The AI comparison trap is real, and it's quietly draining the energy people could be spending on actually learning. Here's a different way to think about where you stand.

3/29/20263 min read

Here's something that happens constantly in the AI space: someone posts about a new model, a new workflow, a new tool that apparently changes everything. And within seconds, people are quietly doing the math on whether they're keeping up.

It's an easy trap to fall into. The field moves fast, the voices are loud, and there's always another thing to know. But the comparison reflex doesn't just waste energy. It actively gets in the way of learning.

The scoreboard doesn't exist

When you measure your AI knowledge against someone else's, you're comparing across completely different contexts. The person who seems three steps ahead of you might know a lot about AI for content generation and almost nothing about the operational workflows that are central to your work. The person who seems behind you might have figured out something specific to their industry that would take you weeks to find on your own.

"Ahead" and "behind" don't really have meaning here. Everyone is working from a different vantage point with a different set of problems.

That's not a feel-good reframe. It's just accurate.

Your context is not generic

The thing that makes AI genuinely useful isn't access to the latest model. It's the ability to apply it to something real, and that requires understanding the specific situation you're in.

Your industry, your team's constraints, the actual workflows you're trying to improve, the trust dynamics on your team, the tools already in play. Nobody else has that exact combination. And that combination is exactly what turns a general AI capability into something that actually changes how work gets done.

When you spend time comparing where you stand against some abstract leaderboard, you're taking attention away from the thing that only you can do: figuring out what AI means in your specific context.

The people who feel like experts have gaps too

One of the more reliable things about spending time in rooms with people who know a lot about AI is that they're often the most vocal about what they don't know. The deeper you go, the more visible the edges become.

That's not discouraging. It's clarifying. There's no point at which you graduate into certainty. There's just the ongoing work of learning, applying, and adjusting.

Which means the gap you're measuring yourself against isn't real. The person with the impressive LinkedIn thread about AI strategy probably has a workflow they're embarrassed by, a tool they haven't figured out, a question they've been avoiding. Everyone does.

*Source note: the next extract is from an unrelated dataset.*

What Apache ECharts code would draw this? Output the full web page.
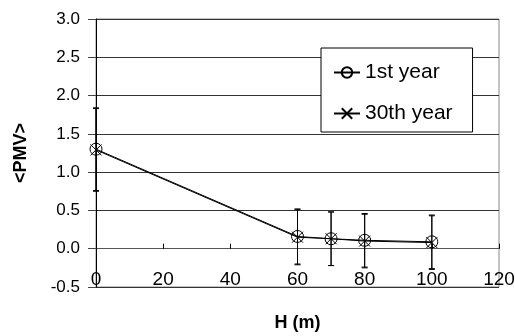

What actually moves you forward

The shift worth making is from comparison to exchange. Instead of measuring where you are against where someone else is, get curious about what they see from where they're standing.

The beginner asks questions that experts stopped asking. Their confusion often points directly at assumptions that deserve to be examined. The specialist brings a frame you wouldn't have found on your own. The person working in a completely different industry is solving the same underlying problem through a different lens.

All of that is available to you, but not if you're spending your energy on the scoreboard.

A more useful question

Instead of asking "am I behind?", try asking "what do I know that most people in this conversation don't?"

Not as a way to feel better. As a way to find your actual contribution. Your perspective is specific. It's shaped by what you've done, what you're responsible for, what you've seen work and fail in your environment. That specificity is useful.

The AI space doesn't need more people trying to sound like they know everything. It needs more people willing to share what they actually know, ask what they genuinely don't, and stay curious about the view from somewhere they've never stood.

That's the only way any of this actually advances.